Cybersecurity company Zscaler announced Tuesday that its projected fourth-quarter earnings would fall short of Wall Street expectations, as the firm grapples with mounting competition in the cloud security sector and more cautious business spending on security technologies.
The company’s stock price tumbled 15% during after-hours trading following the announcement, which highlighted the increasingly competitive landscape in cybersecurity services.
Zscaler operates primarily in the Secure Access Service Edge market, known as SASE, which merges network infrastructure and security functions into one unified platform designed to connect users, devices and applications regardless of location.
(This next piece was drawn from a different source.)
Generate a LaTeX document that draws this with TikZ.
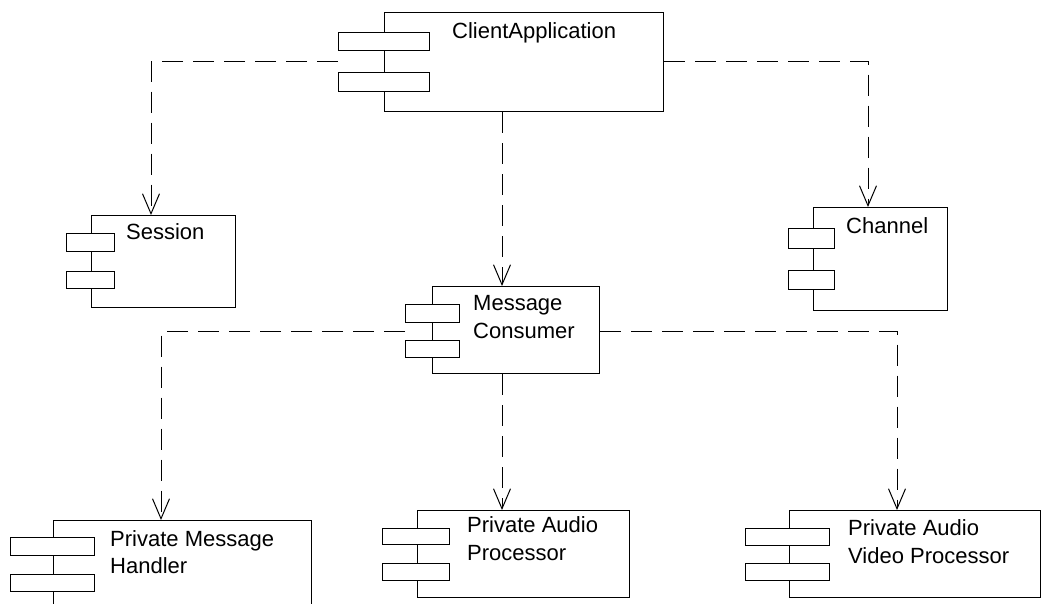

The SASE sector represents one of cybersecurity’s most rapidly expanding areas, fueled by ongoing cloud migration and the artificial intelligence revolution that continues reshaping network security frameworks.
However, Zscaler must contend with pressure from bigger competitors like Palo Alto Networks, which are aggressively pursuing greater market control through their own comprehensive platform solutions.
For the upcoming fourth quarter, the cloud security provider anticipates revenue ranging from $875 million to $878 million, falling below the $878.6 million average projection from analysts surveyed by LSEG.
The company does expect to exceed profit expectations, projecting adjusted earnings of $1.08 to $1.09 per share for the fourth quarter, surpassing analyst estimates of $1.03.
Zscaler’s third-quarter performance showed revenue of $850.5 million, which topped analyst predictions of $835.4 million.
During the third quarter, the company’s total operational costs climbed approximately 25% to $687.5 million, up from $547.5 million during the same period last year.